• _Description of the task_: Reproduce exactly, and nothing else, the lines from the one that contains "Convert this chart to matplotlib code." through the one that contains "color='#8EB4E3', edgecolor='#404040', linewidth=1.6, zorder=3)". Leave the pictures out.

• _The records_:
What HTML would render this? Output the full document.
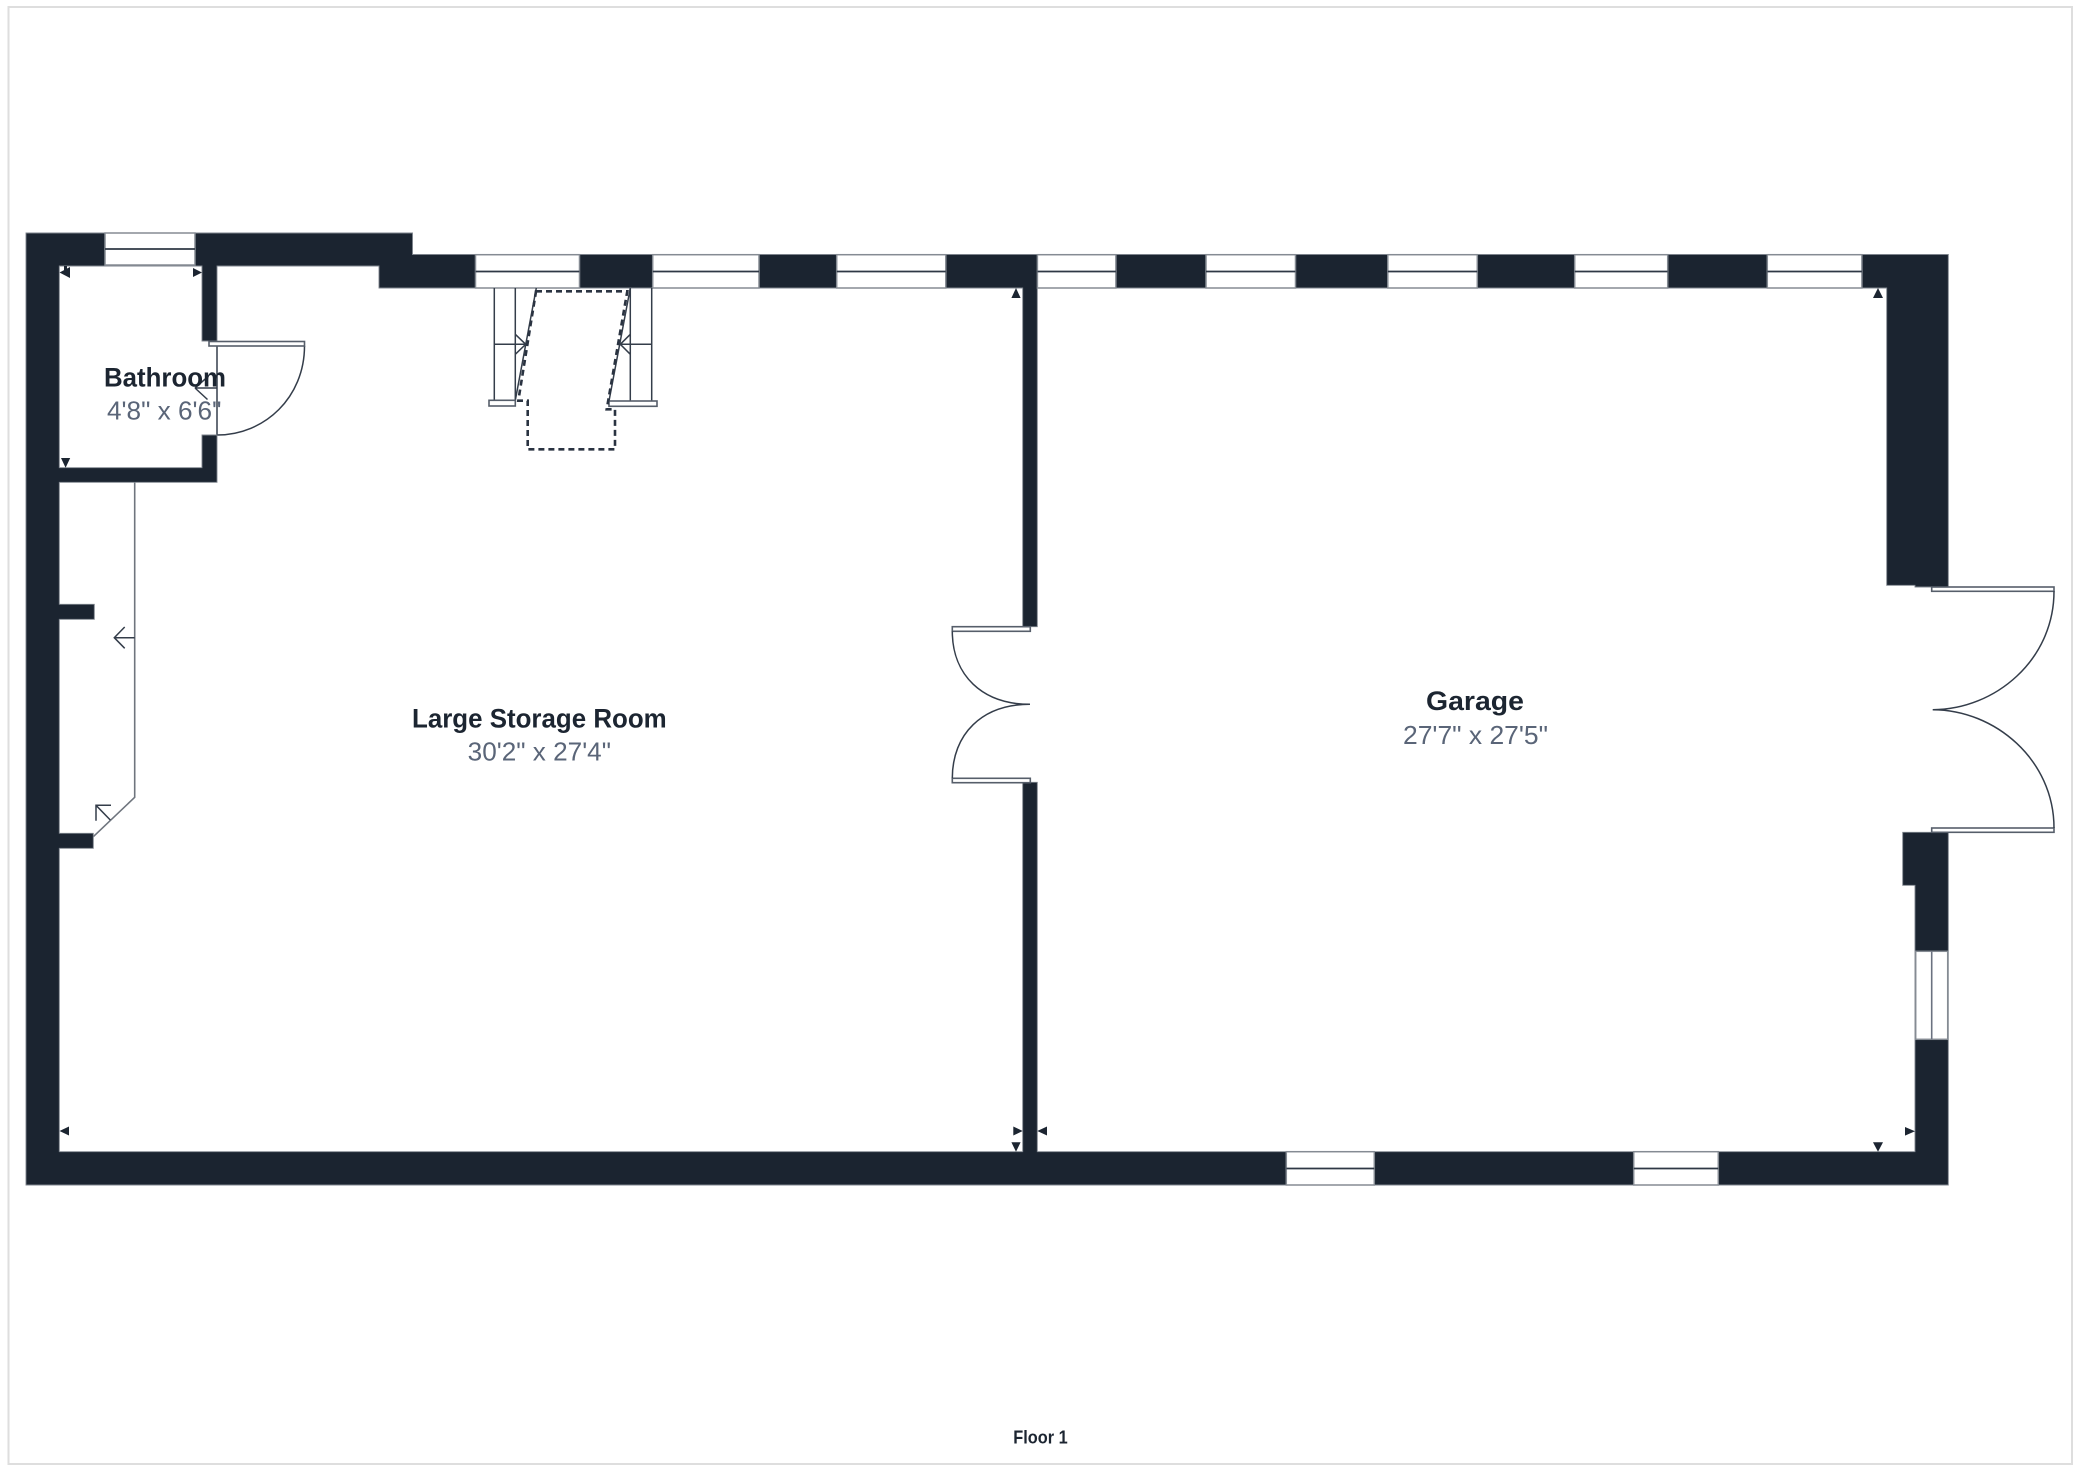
<!DOCTYPE html>
<html>
<head>
<meta charset="utf-8">
<title>Floor plan</title>
<style>
html,body{margin:0;padding:0;background:#fff;width:2080px;height:1471px;overflow:hidden}
svg{display:block}
text{font-family:"Liberation Sans",sans-serif}
.t{font-weight:bold;fill:#1c2531;font-size:27px}
.s{fill:#5a6578;font-size:26px}
.win{fill:#fff;stroke:#858b93;stroke-width:1.5}
.mid{stroke:#2f3845;stroke-width:1.7;fill:none}
.ln{stroke:#343d4a;stroke-width:1.5;fill:none}
.slab{fill:#fff;stroke:#565e6a;stroke-width:1.6}
.ar{fill:#1c2531;stroke:none}
</style>
</head>
<body>
<svg width="2080" height="1471" viewBox="0 0 2080 1471" xmlns="http://www.w3.org/2000/svg">
<rect x="0" y="0" width="2080" height="1471" fill="#fff"/>
<rect x="8.5" y="7" width="2063.5" height="1457" fill="#fff" stroke="#dedede" stroke-width="2"/>

<!-- door / stair linework beneath walls -->
<path class="ln" d="M217,341V435"/>
<path class="ln" d="M304.5,346C304.5,397 265,435 217,435"/>
<path class="ln" d="M217,388H196M195,388L207.5,399.5M195,388L207.5,377"/>
<path d="M134.7,482.3V797.3L93.3,836.7" fill="none" stroke="#6f757e" stroke-width="1.6"/>
<path class="ln" d="M134.7,637.7H114.5M124.7,627L114.3,637.7L124.7,648.3"/>
<path class="ln" d="M110.3,820L96,805.3M111,805.3H96V820.7"/>

<!-- walls -->
<path fill="#1b2430" stroke="#7d838c" stroke-width="0.9" d="M26,233H412.5V254.5H1948.3V587H1915V585.3H1886.7V288H1037.3V626.7H1022.7V288H379V266H217V341H202V266H59.3V467.7H202V435H217V482.3H59.3V604.3H94.3V619.3H59.3V833.3H93.3V848.3H59.3V1151.7H1022.7V782.3H1037.3V1151.7H1915V885.3H1902.7V832.3H1948.3V1185H26Z"/>

<!-- top windows -->
<rect class="win" x="105" y="233" width="90" height="32"/><path class="mid" d="M105,249H195"/>
<rect class="win" x="475.5" y="254.7" width="104" height="33.3"/>
<rect class="win" x="652.7" y="254.7" width="106.3" height="33.3"/>
<rect class="win" x="836.7" y="254.7" width="109.1" height="33.3"/>
<rect class="win" x="1037.4" y="254.7" width="78.5" height="33.3"/>
<rect class="win" x="1206" y="254.7" width="89.5" height="33.3"/>
<rect class="win" x="1387.8" y="254.7" width="89.5" height="33.3"/>
<rect class="win" x="1574.7" y="254.7" width="93" height="33.3"/>
<rect class="win" x="1767.3" y="254.7" width="94.6" height="33.3"/>
<path class="mid" d="M475.5,271.5H579.5M652.7,271.5H759M836.7,271.5H945.8M1037.4,271.5H1115.9M1206,271.5H1295.5M1387.8,271.5H1477.3M1574.7,271.5H1667.7M1767.3,271.5H1861.9"/>

<!-- bottom windows -->
<rect class="win" x="1286.3" y="1151.7" width="88" height="33.3"/>
<rect class="win" x="1633.7" y="1151.7" width="84.6" height="33.3"/>
<path class="mid" d="M1286.3,1168.5H1374.3M1633.7,1168.5H1718.3"/>

<!-- right window -->
<rect class="win" x="1915.7" y="951.3" width="32" height="88"/>
<path d="M1931.7,951.3V1039.3" fill="none" stroke="#6b7280" stroke-width="1.6"/>

<!-- stairs -->
<path class="ln" d="M494.3,288V400.3M515.3,288V400.3M494.3,344.3H525.7M515.3,334.3L525.7,344.3L515.3,354.3M536.3,288L515.3,400.3"/>
<rect class="slab" x="489" y="400.3" width="26.3" height="5.7"/>
<path class="ln" d="M630.3,288V401M651.7,288V401M651.7,344.3H620.3M630.3,334.3L620.3,344.3L630.3,354.3M630.3,288L609,401"/>
<rect class="slab" x="609" y="401" width="48" height="5.3"/>
<path d="M536,291.3H627.3L606.7,409.3H615V449.3H527.7V400.7H518.3Z" fill="none" stroke="#2a3341" stroke-width="2.6" stroke-dasharray="6 4"/>

<!-- doors -->
<rect class="slab" x="209" y="341.5" width="95.5" height="4.5"/>
<rect class="slab" x="952.3" y="626.7" width="78" height="4.6"/>
<rect class="slab" x="952.3" y="778.3" width="78" height="4.4"/>
<path class="ln" d="M952.3,631.3C952.3,675 982,704.3 1030,704.3C982,704.3 952.3,734 952.3,778.3"/>
<rect class="slab" x="1931.7" y="587" width="122.3" height="4.3"/>
<rect class="slab" x="1931.7" y="828" width="122.3" height="4.3"/>
<path class="ln" d="M2054,591.3C2054,660 1995,709.7 1932.7,709.7C1995,709.7 2054,760 2054,828"/>

<!-- dimension arrows -->
<g class="ar">
<path d="M59.5,272.5L70,267V278Z"/><rect x="64" y="266" width="3" height="4"/>
<path d="M202,272.5L193,268V277Z"/>
<path d="M65.6,467.7L61,458H70.2Z"/>
<path d="M59.5,1131L69,1126.5V1135.5Z"/>
<path d="M1022.7,1131L1013.3,1126.5V1135.5Z"/>
<path d="M1037.3,1131L1047,1126.5V1135.5Z"/>
<path d="M1016,1151.7L1011.4,1142.3H1020.6Z"/>
<path d="M1016,288L1011.4,298H1020.6Z"/>
<path d="M1878,288L1873,298H1883Z"/>
<path d="M1915,1131.3L1905,1127V1135.6Z"/>
<path d="M1878,1151.7L1873,1142.3H1883Z"/>
</g>

<!-- labels -->
<text class="t" x="104" y="386.7" textLength="122" lengthAdjust="spacingAndGlyphs">Bathroom</text>
<text class="s" x="107" y="419.3" textLength="114.4" lengthAdjust="spacingAndGlyphs">4'8" x 6'6"</text>
<text class="t" x="412" y="727.7" textLength="254.7" lengthAdjust="spacingAndGlyphs">Large Storage Room</text>
<text class="s" x="467.7" y="760.7" textLength="143.3" lengthAdjust="spacingAndGlyphs">30'2" x 27'4"</text>
<text class="t" x="1426" y="710" textLength="98" lengthAdjust="spacingAndGlyphs">Garage</text>
<text class="s" x="1403" y="744" textLength="145" lengthAdjust="spacingAndGlyphs">27'7" x 27'5"</text>
<text x="1013.3" y="1443.3" font-size="18" font-weight="bold" fill="#1c2531" textLength="54.4" lengthAdjust="spacingAndGlyphs">Floor 1</text>
</svg>
</body>
</html>
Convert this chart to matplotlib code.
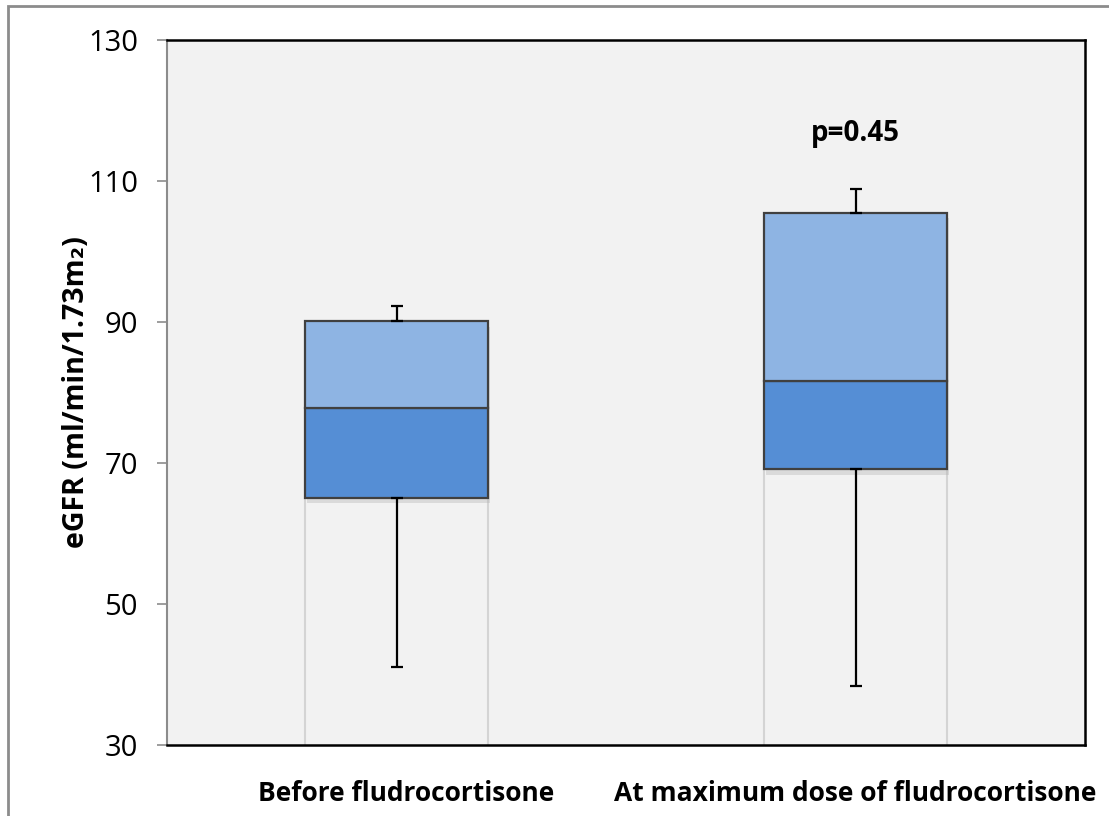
import matplotlib
matplotlib.use("Agg")
import matplotlib.pyplot as plt
import matplotlib.patches as mpatches
import matplotlib.transforms as mtransforms
import numpy as np

categories = ["Before fludrocortisone", "At maximum dose of fludrocortisone"]
q1 = [65.1, 69.1]
median = [77.8, 81.6]
q3 = [90.1, 105.5]
whisker_min = [41.1, 38.4]
whisker_max = [92.3, 108.9]
y_ticks = [30, 50, 70, 90, 110, 130]
p_text = "p=0.45"

plt.rcParams['font.family'] = ['Open Sans', 'DejaVu Sans']

fig = plt.figure(figsize=(11.09, 8.16), dpi=100)
fig.patch.set_facecolor('white')
# outer frame (partially cut like reference)
fig.add_artist(mpatches.Rectangle((8/1109, -0.1), 1.2, (816-6)/816 + 0.1,
                                  transform=fig.transFigure, fill=False,
                                  edgecolor='#8c8c8c', linewidth=2))

ax = fig.add_axes([167/1109, (816-745)/816, (1085-167)/1109, (745-40)/816])
ax.set_facecolor('#F2F2F2')

x = np.arange(len(categories))
w = 0.40
q1a = np.array(q1); meda = np.array(median); q3a = np.array(q3)

# bottom invisible segment
ax.bar(x, q1a, width=w, bottom=0, color='#F2F2F2', edgecolor='#d4d4d4', linewidth=1.5, zorder=2)
# shadows
for xi, b, t in zip(x, q1a, q3a):
    sh = mpatches.Rectangle((xi - w/2 + 0.004, b - 0.8), w, t - b, facecolor='#b0b0b0',
                            alpha=0.35, edgecolor='none', zorder=2.5)
    ax.add_patch(sh)
ax.bar(x, meda - q1a, width=w, bottom=q1a, color='#558ED5', edgecolor='#404040', linewidth=1.6, zorder=3)
ax.bar(x, q3a - meda, width=w, bottom=meda, color='#8EB4E3', edgecolor='#404040', linewidth=1.6, zorder=3)

# whiskers
ax.errorbar(x, q3a, yerr=[np.zeros(2), np.array(whisker_max) - q3a], fmt='none',
            ecolor='black', elinewidth=1.6, capsize=4.3, capthick=1.6, zorder=4)
ax.errorbar(x, q1a, yerr=[q1a - np.array(whisker_min), np.zeros(2)], fmt='none',
            ecolor='black', elinewidth=1.6, capsize=4.3, capthick=1.6, zorder=4)

ax.set_xlim(-0.5, 1.5)
ax.set_ylim(30, 130)
ax.set_yticks(y_ticks)
ax.set_yticklabels([str(v) for v in y_ticks], fontsize=21)
ax.tick_params(axis='y', length=7, width=1.2, color='#8c8c8c', pad=14)
ax.set_xticks(x)
ax.set_xticklabels(categories, fontsize=19, fontweight='bold')
ax.tick_params(axis='x', length=0, pad=25)
off = mtransforms.ScaledTranslation(10/100, 0, fig.dpi_scale_trans)
lbl = ax.get_xticklabels()[0]
lbl.set_transform(lbl.get_transform() + off)

for s in ['top', 'right', 'bottom']:
    ax.spines[s].set_color('black')
    ax.spines[s].set_linewidth(1.8)
ax.spines['left'].set_color('#8c8c8c')
ax.spines['left'].set_linewidth(1.5)

ax.set_ylabel("eGFR (ml/min/1.73m₂)", fontsize=20.5, fontweight='bold', labelpad=-2)

ax.text(x[1], 116.8, p_text, ha='center', va='center', fontsize=20, fontweight='bold', zorder=5)

fig.savefig("out.png", dpi=100)
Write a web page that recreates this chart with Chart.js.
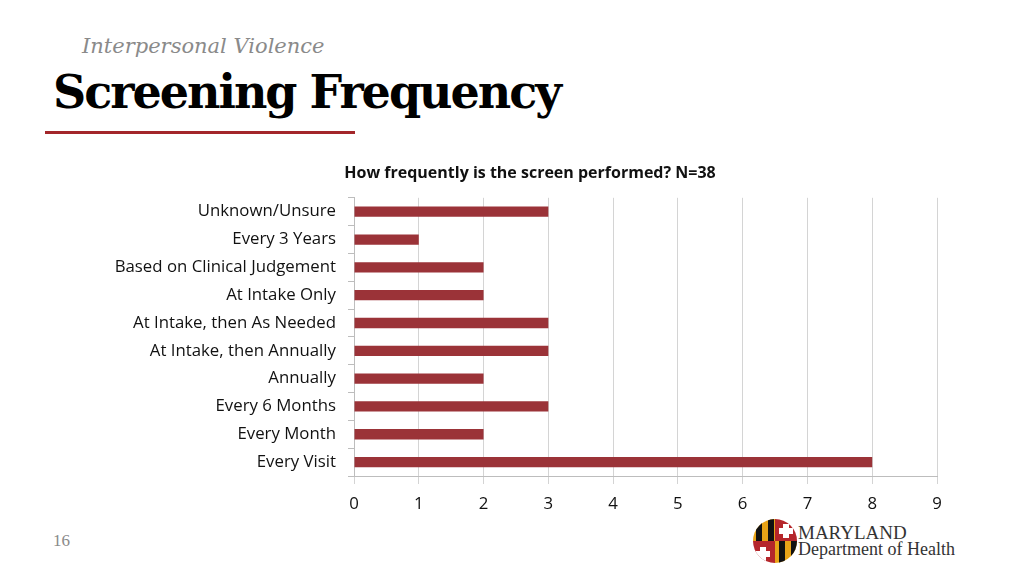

• _The answer_:
Convert this chart to matplotlib code.
import matplotlib
matplotlib.use("Agg")
import matplotlib.pyplot as plt
import matplotlib.patches as mpatches
import matplotlib.transforms as mtransforms
import numpy as np

categories = ["Before fludrocortisone", "At maximum dose of fludrocortisone"]
q1 = [65.1, 69.1]
median = [77.8, 81.6]
q3 = [90.1, 105.5]
whisker_min = [41.1, 38.4]
whisker_max = [92.3, 108.9]
y_ticks = [30, 50, 70, 90, 110, 130]
p_text = "p=0.45"

plt.rcParams['font.family'] = ['Open Sans', 'DejaVu Sans']

fig = plt.figure(figsize=(11.09, 8.16), dpi=100)
fig.patch.set_facecolor('white')
# outer frame (partially cut like reference)
fig.add_artist(mpatches.Rectangle((8/1109, -0.1), 1.2, (816-6)/816 + 0.1,
                                  transform=fig.transFigure, fill=False,
                                  edgecolor='#8c8c8c', linewidth=2))

ax = fig.add_axes([167/1109, (816-745)/816, (1085-167)/1109, (745-40)/816])
ax.set_facecolor('#F2F2F2')

x = np.arange(len(categories))
w = 0.40
q1a = np.array(q1); meda = np.array(median); q3a = np.array(q3)

# bottom invisible segment
ax.bar(x, q1a, width=w, bottom=0, color='#F2F2F2', edgecolor='#d4d4d4', linewidth=1.5, zorder=2)
# shadows
for xi, b, t in zip(x, q1a, q3a):
    sh = mpatches.Rectangle((xi - w/2 + 0.004, b - 0.8), w, t - b, facecolor='#b0b0b0',
                            alpha=0.35, edgecolor='none', zorder=2.5)
    ax.add_patch(sh)
ax.bar(x, meda - q1a, width=w, bottom=q1a, color='#558ED5', edgecolor='#404040', linewidth=1.6, zorder=3)
ax.bar(x, q3a - meda, width=w, bottom=meda, color='#8EB4E3', edgecolor='#404040', linewidth=1.6, zorder=3)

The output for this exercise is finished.